Generating the dyadic signature [7]: A valid dyadic signature \(\mathbf{h} =(h_0,h_1,\ldots ,h_{n-1})\) over \( \mathbf{R} = \textsf {GF}(q^m) \) is derived using Algorithm 1.

Definition 4

(The Generalized Srivastava (GS) Code [16]). Let \(m, n, s, t \in \mathbb {N}\) and q be a prime power. Let \(\alpha _1,\alpha _2, \ldots , \alpha _n\), \(w_1,w_2, \ldots , w_s\) be \(n + s\) distinct elements of \( \textsf {GF}(q^m) \) and \(z_1,z_2, \ldots , z_n\) be nonzero elements of \( \textsf {GF}(q^m) \). The Generalized Srivastava (GS) code of length n is a linear code with \( st \times n \) parity-check matrix of the form \(H= \begin{bmatrix} H_{1} ~ H_2~ \cdots ~ H_s \end{bmatrix}^T\) where

$$ H_{i}= \begin{bmatrix} \frac{z_{1}}{\alpha _{1}-w_{i}}&{}\frac{z_{2}}{\alpha _{2}-w_{i}} &{}\cdots &{} \frac{z_{n}}{\alpha _{n}-w_{i}}\\ \frac{z_{1}}{(\alpha _{1}-w_{i})^{2}}&{}\frac{z_{2}}{(\alpha _{2}-w_{i})^{2}} &{}\cdots &{} \frac{z_{n}}{(\alpha _{n}-w_{i})^{2}}\\ \cdots &{} \cdots &{} \cdots &{} \cdots \\ \frac{z_{1}}{(\alpha _{1}-w_{i})^{t}}&{}\frac{z_{2}}{(\alpha _{2}-w_{i})^{t}} &{}\cdots &{} \frac{z_{n}}{(\alpha _{n}-w_{i})^{t}} \end{bmatrix} $$

is a \(t \times n\) matrix block. The code is of length \(n\le q^m -s\), dimension \(k \ge n-mst\) and minimum distance \(d \ge st + 1\).
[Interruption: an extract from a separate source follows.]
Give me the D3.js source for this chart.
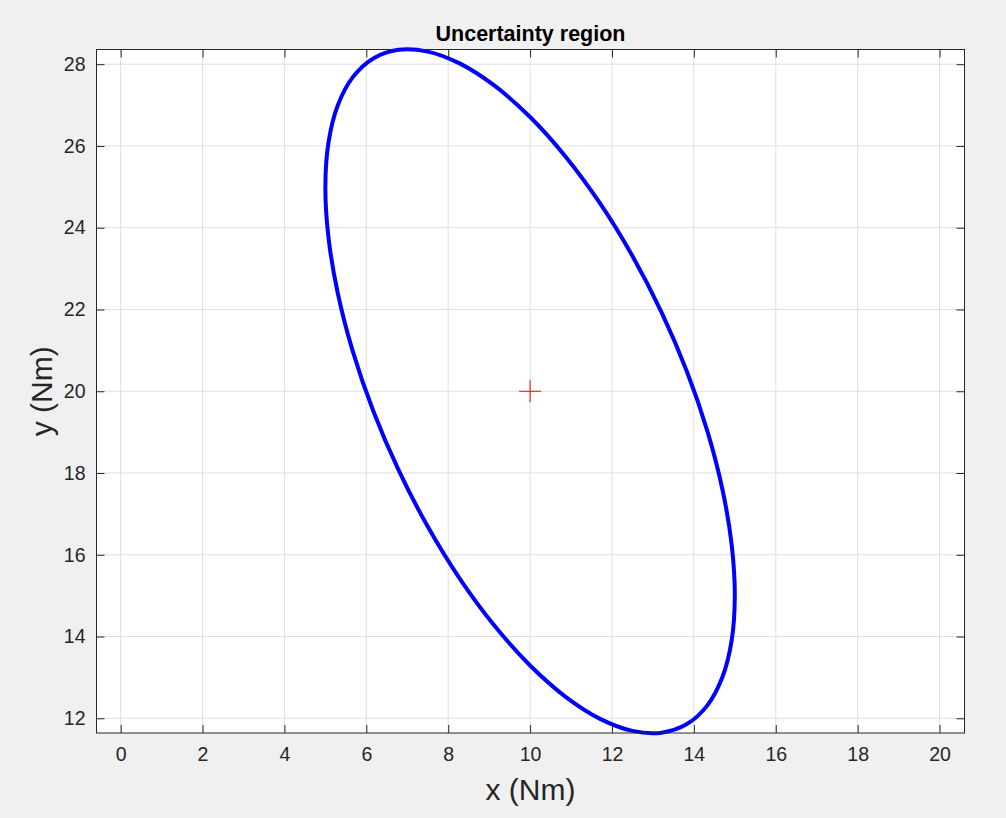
<!DOCTYPE html>
<html>
<head>
<meta charset="utf-8">
<script src="https://cdn.jsdelivr.net/npm/d3@7"></script>
<style>
  body { margin: 0; background: #f0f0f0; }
  svg text { font-family: "Liberation Sans", Arial, Helvetica, sans-serif; }
</style>
</head>
<body>
<script>
'use strict';

// ellipse boundary points (Nm)
const ellipseX = [15, 14.924, 14.698, 14.330, 13.830, 13.214, 12.5, 11.710, 10.868, 10,
  9.132, 8.290, 7.5, 6.786, 6.170, 5.670, 5.302, 5.076, 5, 5.076, 5.302, 5.670, 6.170,
  6.786, 7.5, 8.290, 9.132, 10, 10.868, 11.710, 12.5, 13.214, 13.830, 14.330, 14.698, 14.924];
const ellipseY = [15, 16.241, 17.596, 19.024, 20.482, 21.924, 23.309, 24.594, 25.738, 26.708,
  27.474, 28.014, 28.309, 28.352, 28.142, 27.684, 26.992, 26.089, 25, 23.759, 22.404, 20.976,
  19.518, 18.076, 16.691, 15.406, 14.262, 13.292, 12.526, 11.986, 11.691, 11.648, 11.858,
  12.316, 13.008, 13.911];

// centre estimate
const centerX = [10];
const centerY = [20];

const xTicks = [0, 2, 4, 6, 8, 10, 12, 14, 16, 18, 20];
const yTicks = [12, 14, 16, 18, 20, 22, 24, 26, 28];
const xDomain = [-0.59, 20.61];
const yDomain = [11.64, 28.36];

const width = 1006, height = 818;
const plot = { left: 96.5, top: 49.5, right: 964.5, bottom: 733 };

const svg = d3.select('body').append('svg')
  .attr('width', width)
  .attr('height', height);

svg.append('rect')
  .attr('width', width)
  .attr('height', height)
  .attr('fill', '#f0f0f0');

let xScale = d3.scaleLinear().domain(xDomain).range([plot.left, plot.right]);
let yScale = d3.scaleLinear().domain(yDomain).range([plot.bottom, plot.top]);

// white axes background
svg.append('rect')
  .attr('x', plot.left)
  .attr('y', plot.top)
  .attr('width', plot.right - plot.left)
  .attr('height', plot.bottom - plot.top)
  .attr('fill', '#ffffff');

// grid
let grid = svg.append('g').attr('stroke', '#dfdfdf').attr('stroke-width', 1);
grid.selectAll('.gx').data(xTicks).enter().append('line')
  .attr('x1', d => xScale(d)).attr('x2', d => xScale(d))
  .attr('y1', plot.top).attr('y2', plot.bottom);
grid.selectAll('.gy').data(yTicks).enter().append('line')
  .attr('x1', plot.left).attr('x2', plot.right)
  .attr('y1', d => yScale(d)).attr('y2', d => yScale(d));

// ellipse
let pts = ellipseX.map((x, i) => [x, ellipseY[i]]);
let line = d3.line()
  .x(d => xScale(d[0]))
  .y(d => yScale(d[1]))
  .curve(d3.curveCatmullRomClosed);

svg.append('path')
  .datum(pts)
  .attr('d', line)
  .attr('fill', 'none')
  .attr('stroke', '#0000ff')
  .attr('stroke-width', 4);

// centre marker
centerX.forEach((cx, i) => {
  let g = svg.append('g')
    .attr('stroke', '#ff0000')
    .attr('stroke-width', 1);
  g.append('line')
    .attr('x1', xScale(cx) - 11).attr('x2', xScale(cx) + 11)
    .attr('y1', yScale(centerY[i])).attr('y2', yScale(centerY[i]));
  g.append('line')
    .attr('x1', xScale(cx)).attr('x2', xScale(cx))
    .attr('y1', yScale(centerY[i]) - 11).attr('y2', yScale(centerY[i]) + 11);
});

// axes with inward ticks on all four sides
const axisColor = '#262626';
function styleAxis(g) {
  g.select('.domain').remove();
  g.selectAll('.tick line').attr('stroke', axisColor);
  g.selectAll('.tick text')
    .attr('fill', axisColor)
    .style('font-size', '19.5px');
}

svg.append('g')
  .attr('transform', `translate(0, ${plot.bottom})`)
  .call(d3.axisBottom(xScale).tickValues(xTicks).tickSizeInner(-8).tickPadding(14))
  .call(styleAxis);
svg.append('g')
  .attr('transform', `translate(0, ${plot.top})`)
  .call(d3.axisTop(xScale).tickValues(xTicks).tickSizeInner(-8).tickFormat(''))
  .call(styleAxis);
svg.append('g')
  .attr('transform', `translate(${plot.left}, 0)`)
  .call(d3.axisLeft(yScale).tickValues(yTicks).tickSizeInner(-8).tickPadding(11))
  .call(styleAxis);
svg.append('g')
  .attr('transform', `translate(${plot.right}, 0)`)
  .call(d3.axisRight(yScale).tickValues(yTicks).tickSizeInner(-8).tickFormat(''))
  .call(styleAxis);

// box
svg.append('rect')
  .attr('x', plot.left)
  .attr('y', plot.top)
  .attr('width', plot.right - plot.left)
  .attr('height', plot.bottom - plot.top)
  .attr('fill', 'none')
  .attr('stroke', axisColor)
  .attr('stroke-width', 1);

// title and labels
svg.append('text')
  .attr('x', (plot.left + plot.right) / 2)
  .attr('y', 41)
  .attr('text-anchor', 'middle')
  .style('font-size', '21.5px')
  .style('font-weight', 'bold')
  .attr('fill', '#000000')
  .text('Uncertainty region');

svg.append('text')
  .attr('x', (plot.left + plot.right) / 2)
  .attr('y', 800)
  .attr('text-anchor', 'middle')
  .style('font-size', '30px')
  .attr('fill', axisColor)
  .text('x (Nm)');

svg.append('text')
  .attr('transform', `translate(52, ${(plot.top + plot.bottom) / 2}) rotate(-90)`)
  .attr('text-anchor', 'middle')
  .style('font-size', '30px')
  .attr('fill', axisColor)
  .text('y (Nm)');
</script>
</body>
</html>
It can correct at most \(\displaystyle w=\left\lfloor \frac{d-1}{2} \right\rfloor = \frac{st}{2}\) errors and is an Alternant code. In the parity check matrix

$$H= \begin{bmatrix} y_1g_1(\alpha _1) &{} y_2g_1(\alpha _2) &{} \cdots &{} y_{n}g_1(\alpha _n) \\ y_1g_2(\alpha _1) &{} y_2g_2(\alpha _2) &{} \cdots &{} y_{n}g_2(\alpha _n) \\ y_1g_3(\alpha _1) &{} y_2g_3(\alpha _2) &{} \cdots &{} y_{n}g_3(\alpha _n) \\ \ldots &{} \cdots &{} \cdots &{} \cdots \\ y_1g_r(\alpha _1) &{} y_2g_r(\alpha _2) &{} \cdots &{} y_{n}g_r(\alpha _n) \end{bmatrix} $$

where \(g_i(x)= c_{i1} + c_{i2}x + \cdots + c_{ir}x^{r-1} ,~i= 1,2 , \ldots , r \) is a polynomial of degree \(< r\) over \(\textsf {GF}(q^m)\) for the Alternant code \(\mathcal {A}(\varvec{\alpha }, \mathbf{y} )\), let \(r = st\). Also set \(g_{(l-1)t+k}(x)=\prod \limits _{j=1}^{s}(x-w_j)^t/(x-w_l)^k,~l=1,2,\ldots ,s \text { and }k = 1 ,2, \ldots , t \) and \( y_i=z_i/\prod \limits _{j=1}^{s}(\alpha _i-w_j)^t,~ i=1,2,\ldots ,n \) so that \(y_i g_{(l-1)t+k}(\alpha _i)=z_i/(\alpha _i-w_l)^k \). The resulting code will be a Generalized Srivastava code.

3 Our KEM Protocol

We construct a key encapsulation mechanism \( \textsf {KEM}=(\textsf {Setup},\textsf {KeyGen},\textsf {Encaps}, \textsf {Decaps})\) as described below.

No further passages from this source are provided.